The companies aim to bring sustainable internet connectivity using renewable, solar-powered energy. Together, the companies will provide affordable network nodes, based on the Cardano blockchain infrastructure, to local business owners. These network nodes act as local relays for internet connectivity. Subscribers to these networks will be able to access Input Output’s digital identity solution, Atala Prism, which will allow them to use services such as digital banking, healthcare and education.
In Africa alone, more than 700 million people, which is more than half of the population, are not connected to the Internet. Most mobile networks haven’t invested in the infrastructure to reach them. This often excludes Africans from accessing basic services such as education, banking, or healthcare. Through this partnership, Input Output and World Mobile Group go the extra mile to reach these communities, with the vision to bring everyone, everywhere online, with secure, user-controlled ID’s allowing users to better access essential services.
Feasibility studies in Zanzibar and greater Tanzania are working examples that communities can create their own sustainable smart villages and connect themselves. Their networks, which have been up and running for almost 2 years have allowed local fishermen to grow their businesses, quintuple their profits, and triple the number of local shops and restaurants. A larger rollout is in the works with the goal of connecting hundreds of thousands of customers by Q1 of 2022.
Input Output’s Atala PRISM solution is a user-controlled identity platform that provides a digital equivalent of today’s physical official documents such as passports, or degree certificates—all in one place. This allows citizens to control their personal data and seamlessly interact with businesses and governments in a secure and private way.
Recently IOHK signed an agreement with the Ministry of Education in Ethiopia for the implementation of their digital identity solution.
Micky Watkins, CEO of World Mobile Chain, said: “We all live on one planet, but for many years we have neglected a part of it and even call it a third world.

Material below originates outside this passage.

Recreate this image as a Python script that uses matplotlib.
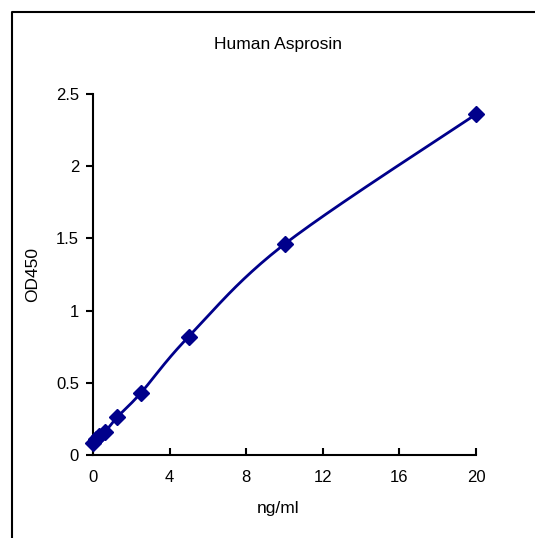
import numpy as np
import matplotlib
matplotlib.use("Agg")
import matplotlib.pyplot as plt
from matplotlib.lines import Line2D

plt.rcParams['font.family'] = ['Liberation Sans', 'DejaVu Sans']

title = "Human Asprosin"
x_label = "ng/ml"
y_label = "OD450"
conc = [0, 0.156, 0.3125, 0.625, 1.25, 2.5, 5, 10, 20]
od = [0.08, 0.11, 0.13, 0.16, 0.26, 0.43, 0.82, 1.46, 2.36]
x_ticks = [0, 4, 8, 12, 16, 20]
x_tick_labels = ["0", "4", "8", "12", "16", "20"]
y_ticks = [0, 0.5, 1, 1.5, 2, 2.5]
y_tick_labels = ["0", "0.5", "1", "1.5", "2", "2.5"]

color = "#00008B"


def smooth(xs, ys, n=40):
    # Excel-style smoothed line: Catmull-Rom through the points
    P = np.column_stack([xs, ys]).astype(float)
    P = np.vstack([P[0], P, P[-1]])
    out = []
    for i in range(1, len(P) - 2):
        p0, p1, p2, p3 = P[i - 1], P[i], P[i + 1], P[i + 2]
        c1 = p1 + (p2 - p0) / 6.0
        c2 = p2 - (p3 - p1) / 6.0
        t = np.linspace(0, 1, n)[:, None]
        seg = ((1 - t) ** 3) * p1 + 3 * ((1 - t) ** 2) * t * c1 + 3 * (1 - t) * t ** 2 * c2 + t ** 3 * p2
        out.append(seg)
    out = np.vstack(out)
    return out[:, 0], out[:, 1]


W, H = 535, 538
fig = plt.figure(figsize=(W / 100, H / 100), dpi=100)
ax = fig.add_axes([93 / W, 1 - 455 / H, (476 - 93) / W, (455 - 94) / H])

sx, sy = smooth(conc, od)
ax.plot(sx, sy, color=color, lw=2.0, zorder=2, clip_on=False)
ax.plot(conc, od, linestyle='none', marker='D', markersize=8.5, color=color, zorder=3, clip_on=False)

ax.set_xlim(0, 20)
ax.set_ylim(0, 2.5)
ax.set_xticks(x_ticks)
ax.set_xticklabels(x_tick_labels)
ax.set_yticks(y_ticks)
ax.set_yticklabels(y_tick_labels)
for s in ['top', 'right']:
    ax.spines[s].set_visible(False)
for s in ['left', 'bottom']:
    ax.spines[s].set_linewidth(1.5)
ax.tick_params(axis='x', direction='in', length=5, width=1.5, labelsize=12, pad=11)
ax.tick_params(axis='y', direction='out', length=5, width=1.5, labelsize=12, pad=5)

fig.text(278 / W, 1 - 45 / H, title, ha='center', va='center', fontsize=12.5)
fig.text(278 / W, 1 - 509 / H, x_label, ha='center', va='center', fontsize=12.5)
fig.text(33 / W, 1 - 275 / H, y_label, ha='center', va='center', rotation=90, fontsize=12.5)

fig.add_artist(Line2D([12 / W, 12 / W, 1.0], [0.0, 1 - 12 / H, 1 - 12 / H],
                      transform=fig.transFigure, color='black', lw=1.5))

fig.savefig("out.png", dpi=100)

Word Mobile has built a network based on a new relationship between people and connectivity in which ownership, governance, and identity work to empower the user and make access available to all in a sustainable way. I am delighted to have formed this symbiotic partnership with Input Output. Together, our efforts will open a new world.”
Charles Hoskinson, CEO of Input Output, said: “Taking a stakeholding in World Mobile Group is a further demonstration of our long-term commitment to the African continent. “We see blockchain as a powerful force for social good. Through our digital ID solution, Atala PRISM, people who were previously unable to verify their identity, complicating and often preventing access to vital services like healthcare will now be able to do so. Atala PRISM will also allow citizens to provide backup copies of important documents like qualifications or property ownership documents, which can allow returning refugees to reclaim their homes. Ultimately, we want to create a global marketplace where everyone has equal access, irrespective of geographical location, culture, or background.”
“Developing nations, in Africa in particular, will lead global adoption of blockchain technology. The pace at which developing countries can grow has often been held back by a lack of foundational infrastructure. However, this could start to work in their favor. That lack of deeply embedded legacy infrastructure makes transition to blockchain-based infrastructure a relatively low friction process, with the potential for developing countries to ‘leapfrog’ advanced industrialized economies by adopting next-generation infrastructure. After many years of nascent promise, the technology is finally mature enough to get them there.”